What a fantastic book.
This 156-paged collection of colour oozes Pacific Rim wonder. The title is perfect; “Man, Machines & Monsters”.
Take the time to read the forward by Guillermo del Toro before allowing yourself to be distracted by the artwork and the hidden surprises. Now, the hidden surprises are all good – no rift that oozes alien attackers here. In this case the hidden surprises are stickers, inserts and attachments that give the book a treasure chest like feel.
The roleplayer in me recognises Man, Machines & Monsters as a prop. It feels like something a PC would find in an adventure game. There are details of strange alien threats in here. There are plans and diagrams for the robots that can battle them.
It’s hard to use simple pictures to illustrate the feel of the book. Instead I’ve used a new HTC Zoe theme called Atlantis (which gives the micro videos a blue film) to make a video collage instead.
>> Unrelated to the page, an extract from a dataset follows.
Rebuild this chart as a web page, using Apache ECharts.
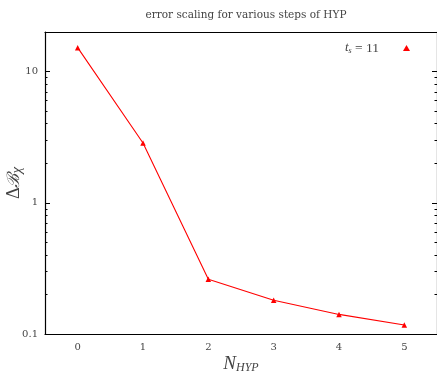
<!DOCTYPE html>
<html>
<head>
<meta charset="utf-8">
<script src="https://cdn.jsdelivr.net/npm/echarts@6/dist/echarts.min.js"></script>
<style>html,body{margin:0;padding:0;background:#fff}#c{width:437px;height:374px}</style>
</head>
<body>
<div id="c"></div>
<script>
// N_HYP steps and the error on Delta B_chi
const nHyp = ["0", "1", "2", "3", "4", "5"];
const deltaB = [15.2, 2.85, 0.261, 0.181, 0.141, 0.117];
const yMajor = [0.1, 1, 10];
const yMinor = [0.2, 0.3, 0.4, 0.5, 0.6, 0.7, 0.8, 0.9, 2, 3, 4, 5, 6, 7, 8, 9, 20];
const seriesName = "t_s = 11";

const serif = "DejaVu Serif";
const axisCol = "#000";
const txtCol = "#444";

function yAx(pos, ticks, len, labels){
    return {
        type: "log", min: 0.1, max: 20, position: pos,
        axisLine: {show: labels, lineStyle: {color: axisCol, width: 1.2}},
        axisTick: {show: true, inside: true, length: len, customValues: ticks, lineStyle: {color: axisCol}},
        axisLabel: labels ? {customValues: yMajor, color: txtCol, fontFamily: serif, fontSize: 10, margin: 7,
            formatter: v => String(v)} : {show: false},
        splitLine: {show: false}, minorTick: {show: false}
    };
}

const chart = echarts.init(document.getElementById("c"), null, {renderer: "canvas"});
const yLeft = yAx("left", yMajor, 5, true);
yLeft.name = "{d|Δ}{b|ℬ}{c|χ}";
yLeft.nameLocation = "middle";
yLeft.nameGap = 20;
yLeft.nameRotate = 90;
yLeft.nameMoveOverlap = false;
yLeft.nameTextStyle = {rich: {
    d: {fontFamily: "Liberation Serif", fontSize: 18, color: txtCol},
    b: {fontFamily: "DejaVu Serif", fontStyle: "italic", fontSize: 17, color: txtCol},
    c: {fontFamily: "Liberation Serif", fontStyle: "italic", fontSize: 15, color: txtCol, padding: [6, 0, 0, 0]}
}};
const yRight = yAx("right", yMajor, 5, true);
yRight.axisLabel = {show: false};

chart.setOption({
    animation: false,
    title: {
        text: "error scaling for various steps of HYP",
        left: 241, top: 5, textAlign: "center",
        textStyle: {fontFamily: serif, fontSize: 10.5, fontWeight: "normal", color: txtCol}
    },
    grid: {left: 45, right: 0, top: 32, bottom: 40, outerBoundsMode: "none"},
    legend: {
        right: 22, top: 36, align: "right", itemWidth: 7, itemHeight: 6,
        data: [{name: seriesName, icon: "triangle"}],
        formatter: () => "{i|t}{s|s}{n| = 11}",
        textStyle: {rich: {
            i: {fontFamily: "Liberation Serif", fontStyle: "italic", fontSize: 13, color: txtCol},
            s: {fontFamily: "Liberation Serif", fontStyle: "italic", fontSize: 8, color: txtCol, padding: [5, 0, 0, 0]},
            n: {fontFamily: "Liberation Serif", fontSize: 13.5, color: txtCol, padding: [0, 19, 0, 0]}
        }}
    },
    xAxis: [{
        type: "category", data: nHyp, boundaryGap: true, position: "bottom",
        axisLine: {lineStyle: {color: axisCol, width: 1.2}},
        axisTick: {inside: true, alignWithLabel: true, length: 5, lineStyle: {color: axisCol}},
        axisLabel: {color: txtCol, fontFamily: serif, fontSize: 10, margin: 8},
        name: "{n|N}{s|HYP}", nameLocation: "middle", nameGap: 20, nameMoveOverlap: false,
        nameTextStyle: {rich: {
            n: {fontFamily: "Liberation Serif", fontStyle: "italic", fontSize: 19, color: txtCol},
            s: {fontFamily: "Liberation Serif", fontStyle: "italic", fontSize: 12, color: txtCol, padding: [8, 0, 0, 0]}
        }}
    }, {
        type: "category", data: nHyp, boundaryGap: true, position: "top",
        axisLine: {lineStyle: {color: axisCol, width: 1.2}},
        axisTick: {inside: true, alignWithLabel: true, length: 5, lineStyle: {color: axisCol}},
        axisLabel: {show: false}
    }],
    yAxis: [yLeft, yAx("left", yMinor, 2.5, false), yRight, yAx("right", yMinor, 2.5, false)],
    series: [{
        name: seriesName, type: "line", data: deltaB,
        xAxisIndex: 0, yAxisIndex: 0,
        symbol: "triangle", symbolSize: 5.5, showAllSymbol: true,
        lineStyle: {color: "#ff0000", width: 1.1},
        itemStyle: {color: "#ff0000"}
    }]
});
</script>
</body>
</html>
In reality, Man, Machines & Monsters is a book that you experience rather than read. Should focus on any one section however then you’ll find commentary from the creative team behind the movie, insights in the battle-torn world of 2025. This means that if you did fancy creating a Pacific Rim RPG then this book is your best bet at a sourcebook. I enjoyed going through the Kaiju to review which category each one was in.
Just to be clear; you don’t need to be a gamer to enjoy the book. That’s just how it speaks to me. You do need to be a Pacific Rim fan or know someone who is. The latter seems very true as Pacific Rim: Man, Machines & Monsters is certainly an intelligent gift ideal for birthdays. It’ll set you back ~£30.00 but feels far more expensive than that.
Disclaimer; My copy of the book was provided for review. Titan Books, Hardcover £29.99, Pacific Rim: Man, Machines & Monsters by David S. Cohen.